“The fear of the Lord is the beginning of knowledge;
fools despise wisdom and discipline.”
Content in Christ
Two years ago, I celebrated my 40th trip around the sun. For decades I had dreaded the day I’d blow out more than 39 candles on my birthday cake. But when I actually hit the milestone of middle age, I felt gratitude instead of regret. Gratitude for all God taught me when I bowed my heart at His throne, ripe for filling and shaping.
You see, I didn’t always seek God first, even though I’ve known Him since childhood. Often, I foolishly relied on my surroundings for knowledge, which always ending with me wanting instead of knowing.

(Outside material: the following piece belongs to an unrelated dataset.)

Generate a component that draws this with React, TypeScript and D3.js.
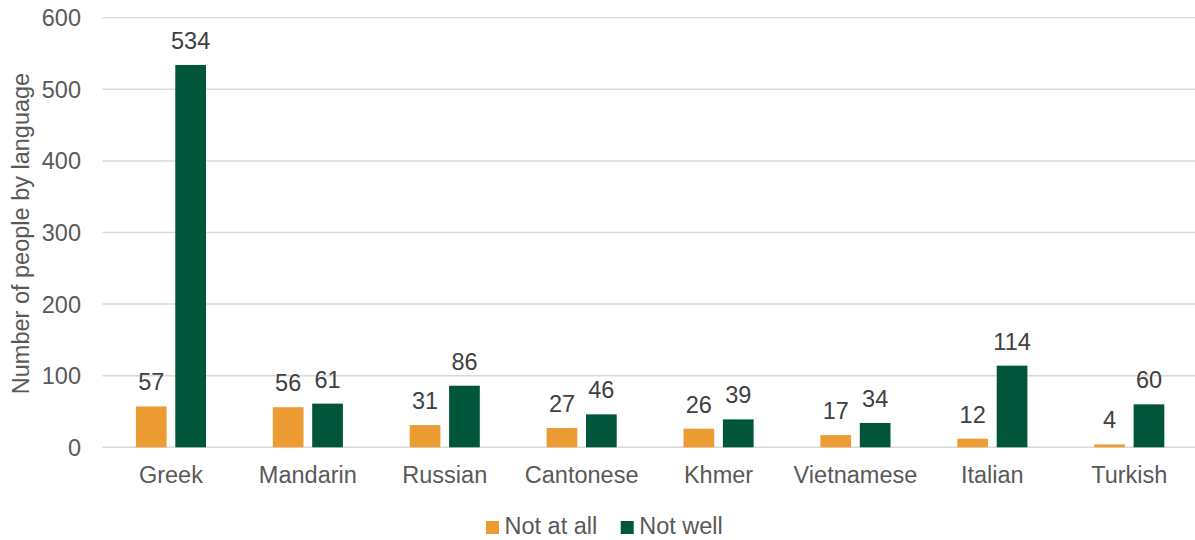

When focused on the stuff of earth discontentment festered. I always felt I needed more.
I loved my family, but often walked into our small apartment disgruntled. I wanted a house. A large house adorned with beautiful new furniture and no hand-me-downs. I also tired of counting pennies at the grocery store and dreamed that one day I would fill my kitchen with fine wines, cheeses, and gourmet ingredients. Only the best.
My wants multiplied daily and in my ignorance, I deemed each one justified. For example, I rationalized that a large home with fine foods would enable me to demonstrate hospitality toward others. But when I sat in awe of my Savior instead of the bounty in His creation, I realized that more joy comes from less.
Less stuff. Less drama. Less schedule management. Less worrying about whether or not I measure up to the standards of others. Less time spent agonizing over how others (ahem) *make* me feel. Less of trying to have the perfect life. Less conforming. Less wanting. Less of me.
I want less of anything that does not begin from knowing God and wanting what He wants for me.
I want less of this world, of my own silly, fickle heart so that I can brim with Jesus.
How have you learned to be content in Christ?